The outdoors are not always picturesque. Not every hike or bike ride is postcard-worthy. Those that are ridiculously scenic provide great inspiration and wall art, but they do not provide an excuse to only go when the conditions are right and the stars align. Much of what we get from simply going and doing is the discomfort, the need to zoom way in or even further out to find the nuanced beauty in any place on any day, the conscious, tangible choice to act instead of to not. And perhaps that truth goes beyond going outside, though that’s an easy non-abstract example of what can quickly become quite an abstract concept.
Action versus well-defended inaction is what defines the urban-rural divide that continues to get revisited in the back pages of the LA Times. It’s what rescued me from the throes of what felt like an inescapable battle with depression and unhealthy, cyclical ‘classroom thinking.’ When we sit around and ponder things that are wrong, things that we could do, the infinitude of subtly different outcomes of every decision we have to make in our lives, we allow reality to begin to weigh more than it actually does. And we become weak because we never use our minds or our might for action. That perceived weight becomes even more unwieldy as our ability to act atrophies.

So in a literal sense, going on a hike, or repairing the roof to the chicken coop in a snowstorm, or fixing a flat tire on your bike when you’re fifty miles away from home is the type of action that trumps thought spirals. In rural life, business and pleasure alike do depend on a certain type of quick-thinking, sprawling savvy. Looking at a problem, acknowledging that it requires immediate and practical attention, and executing a solution is such an essential skill that is so lost on the majority of our alleged problem-solvers. Because they’re insulated from everything, by everything, and they even get from their apartments to their offices to the bar on those damn hoverboard tilting Segway things.

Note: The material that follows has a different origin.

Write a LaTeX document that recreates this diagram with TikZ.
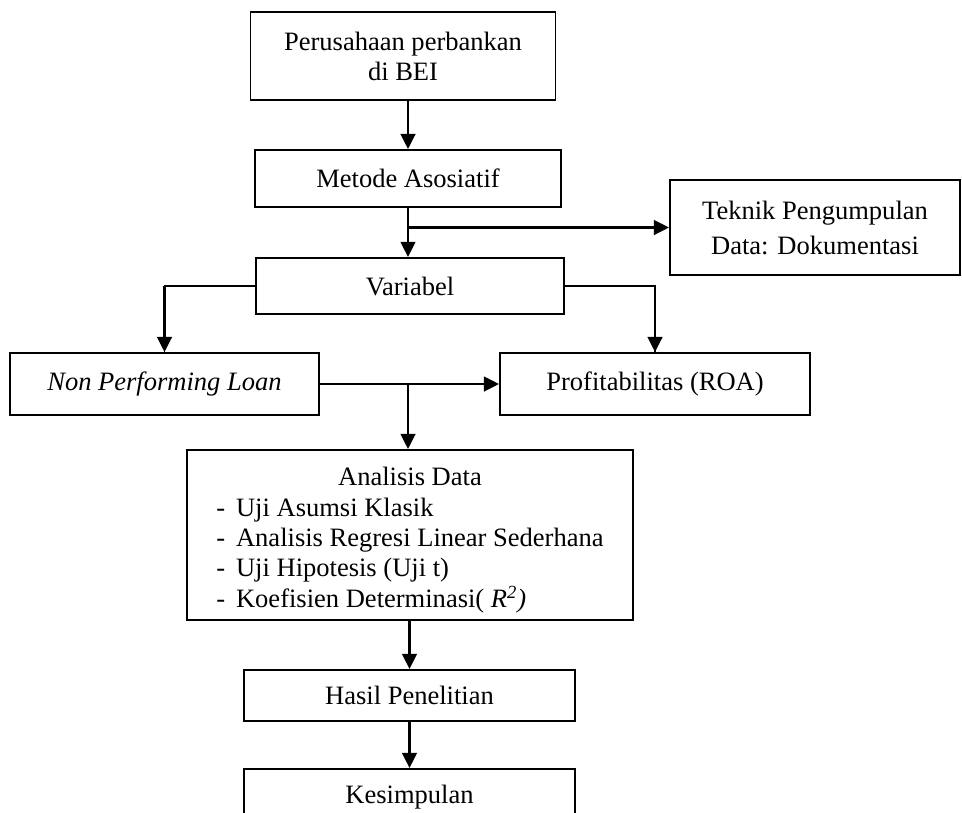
\documentclass[tikz,border=0pt]{standalone}
\usepackage{fontspec}
\setmainfont{Liberation Serif}
\usepackage{tikz}
\usetikzlibrary{arrows.meta}

\begin{document}
\begin{tikzpicture}[x=0.46pt,y=-0.46pt,
  box/.style={draw,line width=0.9pt,inner sep=0pt,align=center,font=\fontsize{12.2}{13.8}\selectfont},
  arr/.style={line width=1.1pt,-{Triangle[length=7pt,width=6.8pt]}}]
\useasboundingbox (0,0) rectangle (962,812);
\clip (0,0) rectangle (962,812);
\node [box,minimum width=140.3pt,minimum height=40.5pt] (bank) at (403,56) {Perusahaan perbankan\\di BEI};
\node [box,minimum width=140.8pt,minimum height=26.2pt] (metode) at (408,178.5) {Metode Asosiatif};
\node [box,minimum width=133.4pt,minimum height=43.7pt] (teknik) at (815,227.5) {Teknik Pengumpulan\\[2.3pt]Data: Dokumentasi};
\node [box,minimum width=142.1pt,minimum height=25.8pt] (var) at (410,286) {Variabel};
\node [box,minimum width=142.1pt,minimum height=28.5pt] (npl) at (164.5,384) {\textit{Non Performing Loan}};
\node [box,minimum width=142.6pt,minimum height=28.5pt] (roa) at (655,384) {Profitabilitas (ROA)};
\node [box,minimum width=205.2pt,minimum height=78.2pt] (analisis) at (410,535) {\rule{0pt}{15pt}Analisis Data\\[0.5pt]
  \begin{tabular}[t]{@{}l@{\hspace{5pt}}l@{}}
  - & Uji Asumsi Klasik\\
  - & Analisis Regresi Linear Sederhana\\
  - & Uji Hipotesis (Uji t)\\
  - & Koefisien Determinasi( \textit{R\textsuperscript{2})}
  \end{tabular}};
\node [box,minimum width=152.3pt,minimum height=23.5pt] (hasil) at (409.5,695.5) {Hasil Penelitian};
\node [box,minimum width=152.3pt,minimum height=25.8pt] (simpul) at (409.5,797) {Kesimpulan};
\coordinate (cab1) at (metode.south |- teknik.west);
\coordinate (cab2) at (metode.south |- npl.east);
\draw [arr] (bank.south -| metode.south) -- (metode.north);
\draw [arr] (metode.south) -- (metode.south |- var.north);
\draw [arr] (cab1) -- (teknik.west);
\draw [line width=0.5pt] (var.west) -| (npl.north);
\draw [arr] (npl.north |- var.west) -- (npl.north);
\draw [line width=0.5pt] (var.east) -| (roa.north);
\draw [arr] (roa.north |- var.east) -- (roa.north);
\draw [arr] (npl.east) -- (roa.west);
\draw [arr] (cab2) -- (cab2 |- analisis.north);
\draw [arr] (analisis.south -| hasil.north) -- (hasil.north);
\draw [arr] (hasil.south) -- (simpul.north);
\end{tikzpicture}
\end{document}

There is so little practical difficulty in the day-to-day of most of us that we have to create solutions to nonexistent problems for our own entertainment, to provide that sense of accomplishment and satisfaction where none can be found.

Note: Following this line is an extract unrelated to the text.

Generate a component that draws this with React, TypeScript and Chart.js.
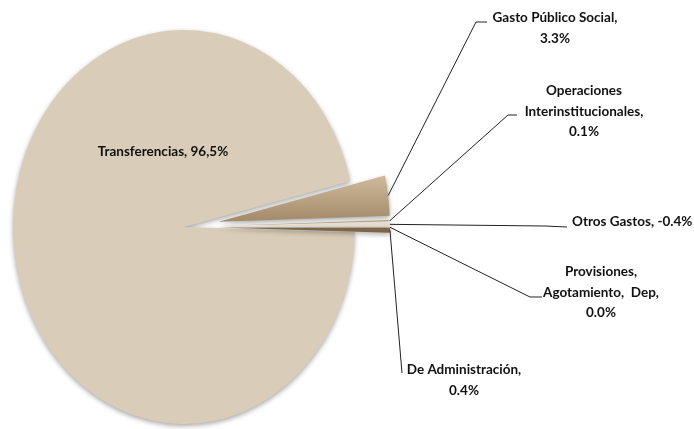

But this is not a manifesto against cities or cityfolk. I live in an American metropolis, albeit one with an exceptional amount of public greenspace and rural land easily accessible without ever hopping in the car. It’s not even an insinuation that everyone needs to take up the same activities that bring me daily joy, that remind me in condensed form that we can experience the gamut of human emotion in five minutes, five miles, five days, five rides, five years. When we make ourselves averse to the challenge of climbing a hill and dismiss those that do it as “nuts,” we decide that we are incapable of doing something that we absolutely, positively are capable of because we are definitely not “nuts.” And that may be the most nuts thing of all.That endeavor may be learning an instrument or training a dog or restoring an old car; each may sound nuts, but that is only because it hasn’t sufficiently piqued your interest or you’ve yet to discover that we are all supremely capable at whatever it is we decide to do. I deeply believe that anyone is capable of anything, but we have coddled ourselves into forgetting that by building worlds so void of tasks-at-hand that we have to constantly hit refresh so we can be force-fed by news feeds. The greatest danger of city life is not getting hit by a bus or choking on smog; it’s slowly becoming so comfortable that we are rendered powerless against our own problems.

To be sure, the lines between urban and rural are much more blurred than they used to be—the internet is everywhere and machines can do pretty much everything nowadays. Perhaps I only invoked that dichotomy at all because I have read much about it lately and it does strike a chord when I realize how few of my peers are interested in my snapdragons. Because, like, how do you even figure out how to keep those things alive?

In comfort, so few demands are made of us that we can sit and pontificate until we unravel. We don’t have to do anything, so we are free to think about everything. This is extolled as a virtue, but so often it’s anything but. Sitting and thinking that learning a new skill is “hard” and that there are so many contradictory “facts” that the only thing we can be sure of is nothing is hardly the epitome of civilized society. And every day that I grow more comfortable being candid and transparent with people I’ve met for the first time, the more I realize that we all thirst for connection and agency and self-assuredness. And we’re not going to find them if we don’t ever get up and go look for them.

It is this inactive thinking that leads to political extremes; it is quite easy to hate something you’ve never met, to pass final judgment on an incident you’ve never come close to experiencing. It’s inevitable that if you sit for long enough, you can imagine the worst-possible-outcomes of something and decide that it’s not worth doing. That sweeping changes in the status quo must be made to suit your current mood. But what is being safe and ideologically placated if you are fundamentally stymied?

These questions are big and require much more examination and discussion than anyone feels like reading right now. But in light of so many recent events and revelations, I can finally feel my pent-up energy for creating a full-length book concretizing into a clearer vision. I don’t have to wallow in sorrow and self-loathing to be at my artistic best—maybe I’d write a more poignant novel in the Modernist style if I allowed myself to keep feeling as I did two years ago—but I can be informed by that knowledge of high art as I create something filled with high hope.